Qualcosa che riesca sempre ad emozionarti…?
Mio figlio che non mi ha mai chiamato papà, ma semplicemente Marco. Nella sua voce la nostra Amicizia, il senso della mia vita.
Per molti bambini l’allenatore è un modello… Quali sono stati i tuoi modelli?
Io avevo un amico molto più grande di me che gareggiava in moto e che era un mago dei motori. Era un burbero con un grande cuore, mi diceva che per fare certe curve bisognava passare in macelleria e comprare del fegato!!! Io volevo essere come lui. Qualcosa ho imparato, riesco a registrare le valvole di un boxer, in pista non piego come lui ma ci vado vicino… quando l’anno scorso se n’è andato mi sono sentito come se fossi nudo per la strada.
Dei ragazzini di oggi si dice sempre che “hanno tutto, non sanno cosa sia il sacrificio”. Dal tuo punto di vista, è davvero così?
Credo che i bambini siano un po’ come delle spugne, assorbono tutto ciò che li circonda. Nella tua domanda e in certi comportamenti vanno ricercate delle responsabilità di fondo riconducibili a noi genitori. Noi siamo per i nostri figli la prima fonte di apprendimento, i loro atteggiamenti sono la risultanza delle nostre azioni. Almeno in parte. Non imputerei totalmente ai ragazzi questo “rilassamento” che spesso contraddistingue questa generazione. Ho parlato come un anziano.
Se potessi inviare un messaggio a tutti gli under 10 del mondo, cosa diresti?
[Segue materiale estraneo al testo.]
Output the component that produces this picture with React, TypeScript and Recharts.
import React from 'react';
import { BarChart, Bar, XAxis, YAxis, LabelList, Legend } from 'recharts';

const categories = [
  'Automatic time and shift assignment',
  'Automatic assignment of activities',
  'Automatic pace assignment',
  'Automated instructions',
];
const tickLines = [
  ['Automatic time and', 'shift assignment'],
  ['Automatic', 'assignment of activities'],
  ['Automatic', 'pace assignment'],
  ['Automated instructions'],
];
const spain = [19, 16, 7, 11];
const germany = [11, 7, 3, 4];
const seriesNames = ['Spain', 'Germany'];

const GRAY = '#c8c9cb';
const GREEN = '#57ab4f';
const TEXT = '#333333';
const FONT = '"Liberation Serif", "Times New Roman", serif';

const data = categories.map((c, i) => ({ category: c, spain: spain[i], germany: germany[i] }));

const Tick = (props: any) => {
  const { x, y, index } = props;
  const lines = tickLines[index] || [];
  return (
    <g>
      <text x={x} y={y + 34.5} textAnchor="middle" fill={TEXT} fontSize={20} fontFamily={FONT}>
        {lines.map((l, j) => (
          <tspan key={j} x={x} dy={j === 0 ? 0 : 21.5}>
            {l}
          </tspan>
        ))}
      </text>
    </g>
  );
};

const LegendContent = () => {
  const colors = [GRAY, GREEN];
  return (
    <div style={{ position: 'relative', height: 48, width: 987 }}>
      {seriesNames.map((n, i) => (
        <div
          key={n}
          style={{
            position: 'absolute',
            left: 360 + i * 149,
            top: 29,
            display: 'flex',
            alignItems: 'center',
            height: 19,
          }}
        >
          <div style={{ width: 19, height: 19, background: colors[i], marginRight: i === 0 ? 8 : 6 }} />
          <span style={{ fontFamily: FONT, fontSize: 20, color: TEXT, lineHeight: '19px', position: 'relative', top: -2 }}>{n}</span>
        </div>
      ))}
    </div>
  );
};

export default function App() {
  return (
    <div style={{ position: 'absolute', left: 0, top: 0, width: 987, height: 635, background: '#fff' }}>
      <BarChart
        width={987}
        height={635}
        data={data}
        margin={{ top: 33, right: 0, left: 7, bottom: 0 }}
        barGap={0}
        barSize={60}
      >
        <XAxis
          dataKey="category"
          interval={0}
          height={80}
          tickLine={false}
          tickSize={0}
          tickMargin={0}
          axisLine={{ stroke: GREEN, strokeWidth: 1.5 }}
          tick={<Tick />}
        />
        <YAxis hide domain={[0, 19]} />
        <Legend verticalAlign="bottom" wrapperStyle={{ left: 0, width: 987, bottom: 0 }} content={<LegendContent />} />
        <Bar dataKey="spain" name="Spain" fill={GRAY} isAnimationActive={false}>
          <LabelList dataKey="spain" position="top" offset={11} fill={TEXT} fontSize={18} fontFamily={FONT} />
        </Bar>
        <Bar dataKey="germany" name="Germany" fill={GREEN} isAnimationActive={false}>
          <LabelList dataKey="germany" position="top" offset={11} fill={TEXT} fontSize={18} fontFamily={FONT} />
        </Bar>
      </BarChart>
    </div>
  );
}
Venite a giocare al Rugby Riviera!
Poi gli direi di non smettere mai di divertirsi, di credere sempre in quello che si fa e di impegnarsi nello studio. Nello sport, nella vita, nelle cose di ogni giorno, “se sai” nessuno potrà dirti cosa fare e se lo farà sarà sempre con il massimo rispetto. Il nostro cervello, le nostre idee sono il nostro biglietto da visita. Study hard, play fierce.